Drop in business travel hurting sales  Mar 18, 2009

Continental Airlines Inc. said declining business travel is hurting a key measure of revenue, and that the drop-off has gotten worse since January.

The nation’s fourth-largest airline said drops in yield, or the money it collects for flying each passenger one mile, have “become significant.”

Earlier this month Continental said its February revenue per available seat mile fell as much as 12.5 percent from February 2008, after falling 4.8 percent in January.

Based on that estimate, UBS analyst Kevin Crissey estimated that Continental’s revenue per available seat mile might fall more than 18 percent this month compared with March 2008.

He said a silver lining to the revenue decline was Continental’s better-than-expected cost controls and lower-than-expected first-quarter fuel expenses.

Crissey left his first-quarter estimate for a loss of $1.52 per share unchanged but said his full-year profit estimate of $1.41 could look too high if the March revenue situation doesn’t improve over the summer, when airlines carry more leisure travelers.

The gloomy outlook from Continental issued late Tuesday contrasts with slightly more optimistic comments made by US Airways Group Inc. President Scott Kirby on Monday. He said drops in new booking revenue that US Airways saw in January and the first half of February had stopped, and even improved a little in March. However, he also added that Easter travel plans account for some of the improvement, and that the overall outlook remained murky.

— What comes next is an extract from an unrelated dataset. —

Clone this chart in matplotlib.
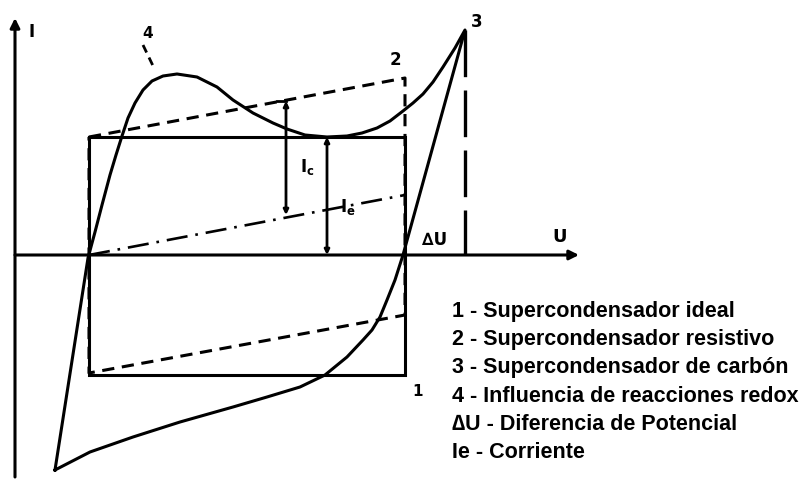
import matplotlib
matplotlib.use("Agg")
import matplotlib.pyplot as plt

# --- diagram data: U (potential) vs I (current), arbitrary units ---
# 1 - ideal supercapacitor (rectangle)
ideal_u = [74, 390, 390, 74, 74]
ideal_i = [118, 118, -120, -120, 118]

# 2 - resistive supercapacitor (parallelogram, dashed)
resist_u = [74, 390, 390, 74, 74]
resist_i = [118, 177, -60, -118, 118]

# mid line of the resistive loop (dash-dot)
mid_u = [74, 390]
mid_i = [0, 60]

# 3/4 - carbon supercapacitor with redox influence (closed loop)
loop_u = [40, 73, 80, 87, 95, 101, 107, 113, 120, 128, 137, 148, 162,
          182, 202, 218, 238, 258, 272, 290, 312, 332, 347, 362, 375,
          388, 398, 408, 418, 428, 440, 450,
          388, 380, 372, 365, 357, 348, 332, 310, 285, 252, 218, 165,
          118, 75, 40]
loop_i = [-215, -3, 23, 50, 80, 100, 119, 137, 152, 165, 174, 179, 181,
          178, 168, 155, 142, 132, 126, 120, 118, 119, 122, 127, 134,
          144, 152, 161, 173, 188, 207, 225,
          0, -25, -45, -62, -75, -85, -102, -120, -132, -142, -152, -167,
          -182, -197, -215]

# peak of curve 3 and voltage drop marker
peak_u, peak_i = 450, 225

# current markers Ic and Ie
ic_u, ic_top, ic_bot = 271, 154, 40
ie_u, ie_top, ie_bot = 312, 118, 0

legend_lines = [
    "1 - Supercondensador ideal",
    "2 - Supercondensador resistivo",
    "3 - Supercondensador de carbón",
    "4 - Influencia de reacciones redox",
    "\u2206U - Diferencia de Potencial",
    "Ie - Corriente",
]

plt.rcParams["mathtext.default"] = "bf"

fig = plt.figure(figsize=(8.05, 4.79), dpi=100)
ax = fig.add_axes([0, 0, 1, 1])
ax.set_xlim(-15, 790)
ax.set_ylim(-224, 255)
ax.axis("off")

lw = 2.2
k = "black"

# axes with arrows
ax.annotate("", xy=(0, 237), xytext=(0, -222),
            arrowprops=dict(arrowstyle="-|>", lw=lw, color=k, mutation_scale=14,
                            shrinkA=0, shrinkB=0))
ax.annotate("", xy=(564, 0), xytext=(0, 0),
            arrowprops=dict(arrowstyle="-|>", lw=lw, color=k, mutation_scale=14,
                            shrinkA=0, shrinkB=0))

# curves
ax.plot(ideal_u, ideal_i, color=k, lw=lw, solid_joinstyle="miter")
ax.plot(resist_u, resist_i, color=k, lw=lw, dashes=(4, 2.5))
ax.plot(mid_u, mid_i, color=k, lw=1.9, dashes=(8, 3, 1, 3))
ax.plot(loop_u, loop_i, color=k, lw=lw, solid_joinstyle="round")

# voltage drop marker (long dashes)
ax.plot([peak_u, peak_u], [peak_i, 0], color=k, lw=2.4, dashes=(14, 4))

# Ic and Ie arrows
for u, top, bot in [(ic_u, ic_top, ic_bot), (ie_u, ie_top, ie_bot)]:
    ax.annotate("", xy=(u, top), xytext=(u, bot),
                arrowprops=dict(arrowstyle="<|-|>", lw=2.0, color=k,
                                mutation_scale=7, shrinkA=0, shrinkB=0))
ax.plot([ic_u - 9, ic_u], [ic_top, ic_top], color=k, lw=2.0)

# leader for curve 4
ax.plot([128, 140], [210, 185], color=k, lw=2.0, dashes=(3, 2))

# handwritten-style labels
lab = dict(color=k, fontweight="bold", fontfamily="DejaVu Sans",
           ha="center", va="center")
ax.text(17, 223, "I", fontsize=12, **lab)
ax.text(545, 18, "U", fontsize=13, **lab)
ax.text(420, 15, "\u2206U", fontsize=12, **lab)
ax.text(133, 222, "4", fontsize=11, **lab)
ax.text(380, 195, "2", fontsize=12, **lab)
ax.text(462, 233, "3", fontsize=12, **lab)
ax.text(403, -137, "1", fontsize=11, **lab)
ax.text(292, 88, "$I_c$", fontsize=12, **lab)
ax.text(333, 48, "$I_e$", fontsize=12, **lab)

# legend block
for n, line in enumerate(legend_lines):
    ax.text(437, -57 - n * 28, line, fontsize=15.5, fontweight="bold",
            family=["Liberation Sans", "DejaVu Sans"], color=k,
            ha="left", va="center")

fig.savefig("out.png", dpi=100)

Airlines have been reducing capacity as demand has fallen, and Continental said it will reduce its first-quarter flying 7.3 percent, a bigger cut than the 6.9 percent it had predicted in January. The carrier left unchanged its prediction for a full-year reduction of 4 percent to 5 percent.

Continental also said it expects its load factor — the percentage of seats filled — will fall 3 to 4 percentage points for the first quarter.

It said domestic bookings for the next six weeks are running 4 to 5 percentage points higher than the same period last year. However, airlines generally have been reducing fares to keep travelers flying, so revenue has been falling faster than the number of travelers.

Continental said it expects to end the quarter with about $2.6 billion in cash and short-term investments, down from about $2.64 billion on Dec. 31.